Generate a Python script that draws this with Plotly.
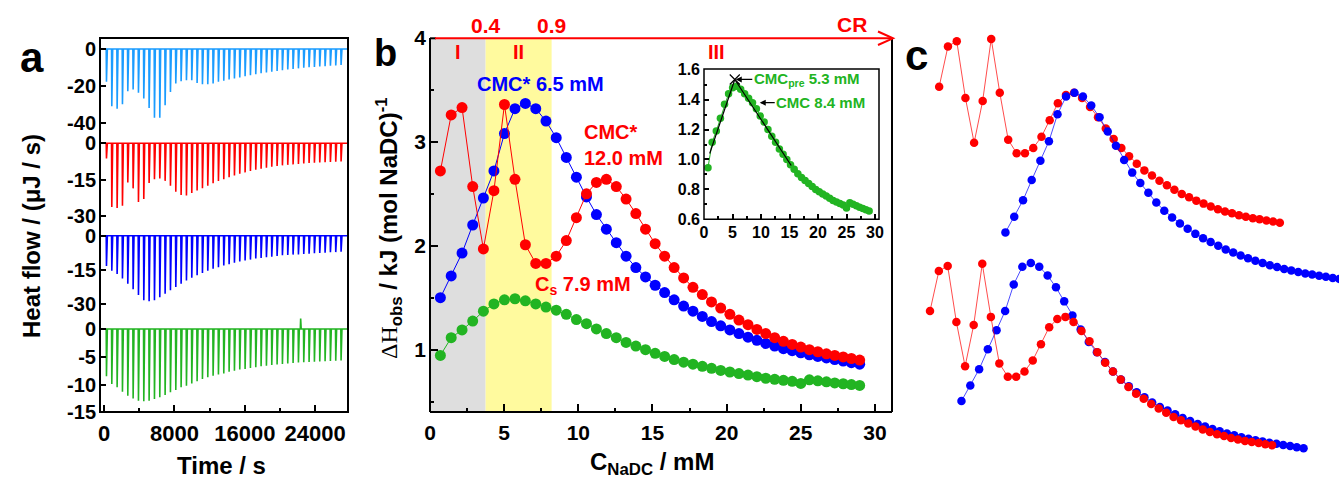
import plotly.graph_objects as go

W, H = 1339, 480
def fx(p): return p / W
def fy(p): return 1 - p / H

FONT = "Liberation Sans, Arial, sans-serif"
RED = "#ff0000"; BLUE = "#0000ff"; GREEN = "#22b422"; LBLUE = "#1a9cff"

# ---------------- Panel a: ITC thermograms ----------------
inj_time = [250, 856, 1462, 2068, 2674, 3280, 3886, 4492, 5098, 5704, 6310, 6916, 7522,
            8128, 8734, 9340, 9946, 10552, 11158, 11764, 12370, 12976, 13582, 14188, 14794,
            15400, 16006, 16612, 17218, 17824, 18430, 19036, 19642, 20248, 20854, 21460,
            22066, 22672, 23278, 23884, 24490, 25096, 25702, 26308, 26914]
peak_lblue = [17.8, 31.1, 32.4, 30.0, 22.9, 22.0, 23.8, 26.9, 32.0, 37.3, 37.3, 30.5, 23.3,
              18.7, 17.5, 16.9, 16.9, 18.4, 19.1, 19.1, 18.7, 17.8, 17.2, 16.6, 16.0, 15.4,
              14.8, 14.2, 13.7, 13.2, 12.7, 12.3, 11.9, 11.5, 11.1, 10.8, 10.5, 10.2, 9.9,
              9.7, 9.5, 9.3, 9.1, 8.9, 8.7]
peak_red = [6.3, 26.3, 26.7, 25.8, 16.2, 18.6, 24.2, 23.0, 16.4, 14.8, 14.5, 15.5, 17.5,
            20.0, 21.3, 21.5, 20.5, 19.5, 18.5, 17.5, 16.5, 15.6, 14.8, 14.0, 13.3, 12.6,
            12.0, 11.4, 10.9, 10.5, 10.1, 9.7, 9.4, 9.1, 8.9, 8.7, 8.5, 8.3, 8.1, 8.0, 7.9,
            7.8, 7.7, 7.6, 7.5]
peak_blue = [13.3, 15.4, 16.8, 18.8, 21.1, 23.5, 26.0, 28.3, 28.8, 28.3, 27.0, 25.5, 24.0,
             22.5, 21.1, 19.7, 18.5, 17.4, 16.4, 15.4, 14.5, 13.8, 13.1, 12.5, 11.9, 11.3,
             10.9, 10.5, 10.0, 9.8, 9.5, 9.2, 8.9, 8.6, 8.5, 8.3, 8.2, 8.0, 7.9, 7.7, 7.6,
             7.5, 7.3, 7.2, 7.0]
peak_green = [8.5, 9.9, 10.5, 11.3, 12.0, 12.5, 12.9, 13.0, 12.9, 12.6, 12.3, 11.9, 11.4,
              11.0, 10.5, 10.2, 9.8, 9.4, 9.0, 8.7, 8.4, 8.2, 8.0, 7.7, 7.5, 7.3, 7.2, 7.0,
              6.9, 6.7, 6.6, 6.5, 6.4, 6.3, 6.2, 6.1, 6.05, 6.0, 5.95, 5.9, 5.85, 5.8, 5.75,
              5.7, 5.65]
green_blip_time = 22350
green_blip_height = 1.9
time_ticks = [0, 8000, 16000, 24000]

# ---------------- Panel b: enthalpy curves ----------------
conc = [0.70, 1.43, 2.16, 2.88, 3.60, 4.31, 5.02, 5.73, 6.43, 7.13, 7.82, 8.51, 9.19, 9.87,
        10.55, 11.22, 11.89, 12.56, 13.22, 13.88, 14.53, 15.18, 15.82, 16.46, 17.10, 17.73,
        18.36, 18.98, 19.60, 20.22, 20.83, 21.44, 22.04, 22.64, 23.24, 23.83, 24.42, 25.00,
        25.58, 26.15, 26.73, 27.29, 27.86, 28.41, 28.97]
dh_red = [2.72, 3.26, 3.33, 2.57, 1.97, 2.53, 3.36, 2.64, 2.01, 1.83, 1.83, 1.90, 2.05, 2.27,
          2.50, 2.61, 2.64, 2.57, 2.45, 2.31, 2.16, 2.02, 1.90, 1.79, 1.69, 1.60, 1.53, 1.46,
          1.40, 1.34, 1.285, 1.24, 1.195, 1.155, 1.115, 1.08, 1.05, 1.025, 1.00, 0.98, 0.96,
          0.945, 0.93, 0.915, 0.90]
dh_blue = [1.50, 1.71, 1.93, 2.20, 2.46, 2.72, 3.08, 3.32, 3.37, 3.32, 3.20, 3.04, 2.85, 2.66,
           2.47, 2.30, 2.16, 2.03, 1.90, 1.79, 1.70, 1.62, 1.55, 1.48, 1.42, 1.37, 1.32, 1.27,
           1.23, 1.19, 1.155, 1.12, 1.09, 1.06, 1.035, 1.01, 0.99, 0.97, 0.95, 0.935, 0.92,
           0.905, 0.89, 0.875, 0.86]
dh_green = [0.945, 1.115, 1.19, 1.275, 1.37, 1.44, 1.48, 1.49, 1.47, 1.44, 1.41, 1.38, 1.34,
            1.29, 1.25, 1.20, 1.155, 1.115, 1.07, 1.035, 1.00, 0.965, 0.935, 0.905, 0.88,
            0.86, 0.84, 0.82, 0.80, 0.785, 0.77, 0.755, 0.74, 0.725, 0.715, 0.705, 0.695,
            0.675, 0.71, 0.70, 0.69, 0.68, 0.672, 0.664, 0.656]
region_bounds = [3.75, 8.2]          # CR = 0.4 and 0.9
region_bound_labels = ["0.4", "0.9"]
region_names = ["I", "II", "III"]
region_centers = [1.87, 6.0, 19.3]

# inset: tangent construction
tan1_x = [1.0, 5.4]; tan1_y = [1.04, 1.535]
tan2_x = [5.4, 15.3]; tan2_y = [1.535, 0.96]
cmc_pre = 5.4; cmc_pre_dh = 1.535
cmc_point = 9.6; cmc_point_dh = 1.38

# ---------------- Panel c: shifted curves ----------------
cmc_star_red = 12.0
cmc_star_blue = 6.5
dh_peak_red = 2.64
dh_peak_blue = 3.37
shift_blue_bottom = 2.6

fig = go.Figure()

def spike_line(times, depths):
    xs, ys = [-250], [0]
    for t, d in zip(times, depths):
        xs += [t, t + 30, t + 130]
        ys += [0, -d, 0]
    xs.append(27700); ys.append(0)
    return xs, ys

for yax, peaks, col in [("y", peak_lblue, LBLUE), ("y2", peak_red, RED),
                        ("y3", peak_blue, BLUE), ("y4", peak_green, GREEN)]:
    xs, ys = spike_line(inj_time, peaks)
    fig.add_trace(go.Scatter(x=xs, y=ys, mode="lines", line=dict(color=col, width=1.6),
                             xaxis="x", yaxis=yax, hoverinfo="skip"))
fig.add_trace(go.Scatter(x=[green_blip_time - 40, green_blip_time, green_blip_time + 60],
                         y=[0, green_blip_height, 0], mode="lines",
                         line=dict(color=GREEN, width=1.6), xaxis="x", yaxis="y4"))

# panel b
for ys, col in [(dh_green, GREEN), (dh_blue, BLUE), (dh_red, RED)]:
    fig.add_trace(go.Scatter(x=conc, y=ys, mode="lines+markers",
                             line=dict(color=col, width=1),
                             marker=dict(color=col, size=11),
                             xaxis="x5", yaxis="y5"))
# inset
fig.add_trace(go.Scatter(x=conc, y=dh_green, mode="lines+markers",
                         line=dict(color=GREEN, width=1), marker=dict(color=GREEN, size=7.5),
                         xaxis="x6", yaxis="y6"))
for tx, ty in [(tan1_x, tan1_y), (tan2_x, tan2_y)]:
    fig.add_trace(go.Scatter(x=tx, y=ty, mode="lines", line=dict(color="black", width=1.2),
                             xaxis="x6", yaxis="y6"))
fig.add_trace(go.Scatter(x=[cmc_pre], y=[cmc_pre_dh], mode="markers",
                         marker=dict(symbol="x-thin", size=10, line=dict(color="black", width=1.2)),
                         xaxis="x6", yaxis="y6"))

# panel c top: aligned at CMC*
fig.add_trace(go.Scatter(x=[c - cmc_star_red for c in conc], y=[d - dh_peak_red for d in dh_red],
                         mode="lines+markers", line=dict(color="rgba(255,0,0,0.7)", width=1),
                         marker=dict(color=RED, size=8.5), xaxis="x7", yaxis="y7"))
fig.add_trace(go.Scatter(x=[c - cmc_star_blue for c in conc], y=[d - dh_peak_blue for d in dh_blue],
                         mode="lines+markers", line=dict(color="rgba(0,0,255,0.7)", width=1),
                         marker=dict(color=BLUE, size=8.5), xaxis="x7", yaxis="y7"))
# panel c bottom
fig.add_trace(go.Scatter(x=[c + shift_blue_bottom for c in conc], y=dh_blue,
                         mode="lines+markers", line=dict(color="rgba(0,0,255,0.7)", width=1),
                         marker=dict(color=BLUE, size=8.5), xaxis="x8", yaxis="y8"))
fig.add_trace(go.Scatter(x=conc, y=dh_red,
                         mode="lines+markers", line=dict(color="rgba(255,0,0,0.7)", width=1),
                         marker=dict(color=RED, size=8.5), xaxis="x8", yaxis="y8"))

common = dict(showgrid=False, zeroline=False, showline=False, ticks="inside",
              tickcolor="black", tickwidth=1.5, automargin=False)
tf_a = dict(family=FONT, size=20, color="black", weight="bold")
tf_b = dict(family=FONT, size=21, color="black", weight="bold")
tf_i = dict(family=FONT, size=16, color="black", weight="bold")
hidden = dict(visible=False, automargin=False, showgrid=False, zeroline=False)

def ya(dom, rng, vals):
    return dict(domain=dom, range=rng, tickvals=vals, ticktext=[str(v) for v in vals],
                ticklen=6, tickfont=tf_a, anchor="x", ticklabelstandoff=3, **common)

layout = dict(
    width=W, height=H, margin=dict(l=0, r=0, t=0, b=0, pad=0, autoexpand=False),
    paper_bgcolor="white", plot_bgcolor="rgba(0,0,0,0)", showlegend=False,
    font=dict(family=FONT, color="black"),
    xaxis=dict(domain=[fx(100), fx(348)], range=[-455, 27730], anchor="y4",
               tickvals=time_ticks, ticktext=[str(v) for v in time_ticks], ticklen=7,
               minor=dict(ticks="inside", ticklen=4, dtick=4000, tick0=0, tickcolor="black"),
               tickfont=dict(family=FONT, size=22, color="black", weight="bold"),
               ticklabelstandoff=6, **common),
    yaxis=ya([fy(133), fy(38)], [-45.59, 5.97], [0, -20, -40]),
    yaxis2=ya([fy(226), fy(133)], [-34.13, 4.25], [0, -15, -30]),
    yaxis3=ya([fy(318), fy(226)], [-36.15, 4.26], [0, -15, -30]),
    yaxis4=ya([fy(412.3), fy(318)], [-15, 1.98], [0, -5, -10, -15]),
    xaxis5=dict(domain=[fx(430), fx(892)], range=[0, 31.15], anchor="y5", dtick=5, tick0=0,
                ticklen=8, minor=dict(ticks="inside", ticklen=4, dtick=2.5, tickcolor="black"),
                tickfont=tf_b, ticklabelstandoff=6, **common),
    yaxis5=dict(domain=[fy(412), fy(38)], range=[0.4, 4], anchor="x5", dtick=1, tick0=0,
                ticklen=8, minor=dict(ticks="inside", ticklen=4, dtick=0.5, tickcolor="black"),
                tickfont=tf_b, ticklabelstandoff=3, **common),
    xaxis6=dict(domain=[fx(704), fx(879)], range=[0, 30.7], anchor="y6", dtick=5, tick0=0,
                ticklen=5, minor=dict(ticks="inside", ticklen=3, dtick=2.5, tickcolor="black"),
                tickfont=tf_i, ticklabelstandoff=2, **common),
    yaxis6=dict(domain=[fy(219.3), fy(69)], range=[0.6, 1.605], anchor="x6", dtick=0.2, tick0=0,
                tickformat=".1f", ticklen=5,
                minor=dict(ticks="inside", ticklen=3, dtick=0.1, tickcolor="black"),
                tickfont=tf_i, ticklabelstandoff=3, **common),
    xaxis7=dict(domain=[fx(900), 1], range=[-14.55, 21.88], anchor="y7", **hidden),
    yaxis7=dict(domain=[0, 1], range=[-5.185, 1.241], anchor="x7", **hidden),
    xaxis8=dict(domain=[fx(900), 1], range=[-1.78, 34.5], anchor="y8", **hidden),
    yaxis8=dict(domain=[0, 1], range=[0.43, 6.933], anchor="x8", **hidden),
)

shapes = []
shapes.append(dict(type="rect", xref="x5", yref="y5 domain", x0=0, x1=region_bounds[0], y0=0, y1=1,
                   fillcolor="#dedede", line=dict(width=0), layer="below"))
shapes.append(dict(type="rect", xref="x5", yref="y5 domain", x0=region_bounds[0], x1=region_bounds[1],
                   y0=0, y1=1, fillcolor="#fffa9e", line=dict(width=0), layer="below"))
def pline(x0, y0, x1, y1, color="black", width=2):
    shapes.append(dict(type="line", xref="paper", yref="paper", x0=fx(x0), y0=fy(y0),
                       x1=fx(x1), y1=fy(y1), line=dict(color=color, width=width)))
shapes.append(dict(type="rect", xref="paper", yref="paper", x0=fx(100), x1=fx(348),
                   y0=fy(412), y1=fy(38), line=dict(color="black", width=2)))
pline(430, 38, 430, 412); pline(430, 412, 892, 412); pline(892, 38, 892, 412)
pline(430, 38.3, 436, 38.3)
pline(435, 38.3, 892, 38.3, RED, 2)
shapes.append(dict(type="path", xref="paper", yref="paper",
                   path=f"M {fx(878)},{fy(31.5)} L {fx(893)},{fy(38.3)} L {fx(878)},{fy(45)}",
                   line=dict(color=RED, width=2)))
shapes.append(dict(type="rect", xref="paper", yref="paper", x0=fx(704), x1=fx(879),
                   y0=fy(219.3), y1=fy(69), line=dict(color="black", width=1.5)))
layout["shapes"] = shapes

ann = []
def A(text, x, y, size, color="black", xref="paper", yref="paper", xanchor="center",
      yanchor="middle", angle=0, align="center"):
    ann.append(dict(text=text, x=x, y=y, xref=xref, yref=yref, xanchor=xanchor, yanchor=yanchor,
                    textangle=angle, showarrow=False, align=align,
                    font=dict(family=FONT, size=size, color=color, weight="bold")))

A("a", fx(31.7), fy(57), 42)
A("b", fx(385), fy(53), 38)
A("c", fx(916), fy(55), 42)
A("Heat flow / (μJ / s)", fx(31), fy(236), 24, angle=-90)
A("Time / s", fx(221.7), fy(465), 24)
A("<span style='font-family:Liberation Serif;font-weight:normal'>ΔH</span><sub>obs</sub> / kJ (mol NaDC)<sup>-1</sup>",
  fx(389), fy(228), 24, angle=-90)
A("C<sub>NaDC</sub> / mM", fx(652), fy(463), 24)
for xb, lab in zip(region_bounds, region_bound_labels):
    A(lab, xb, fy(25.7), 21, RED, xref="x5")
A("CR", fx(852), fy(24.7), 21, RED)
for xc, lab in zip(region_centers, region_names):
    A(lab, xc, fy(51.7), 20, RED, xref="x5")
A("CMC* 6.5 mM", fx(540), fy(84.3), 20, BLUE)
A("CMC*<br>12.0 mM", fx(581.5), fy(145), 20, RED, xanchor="left", align="left")
A("C<sub>s</sub> 7.9 mM", fx(533), fy(285), 20, RED, xanchor="left")
for txt, xp, yp, axp in [("CMC<sub>pre</sub> 5.3 mM", cmc_pre, cmc_pre_dh, 72),
                         ("CMC 8.4 mM", cmc_point, cmc_point_dh, 62)]:
    ann.append(dict(text=txt, x=xp, y=yp, xref="x6", yref="y6", ax=axp, ay=0,
                    showarrow=True, arrowhead=2, arrowsize=1, arrowwidth=1.2,
                    arrowcolor="black", standoff=1,
                    font=dict(family=FONT, size=15, color=GREEN, weight="bold")))
layout["annotations"] = ann

fig.update_layout(**layout)
fig.write_html("out.html", config={"displayModeBar": False},
               post_script="document.body.style.margin='0px';document.body.style.padding='0px';")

**To do:** Return, unchanged, the lines from the first line of the material through the line that holds "def fy(p): return 1 - p / H", inclusive, omitting pictures.

**Result of the exercise:**
Generate a Python script that draws this with Plotly.
import plotly.graph_objects as go

W, H = 1339, 480
def fx(p): return p / W
def fy(p): return 1 - p / H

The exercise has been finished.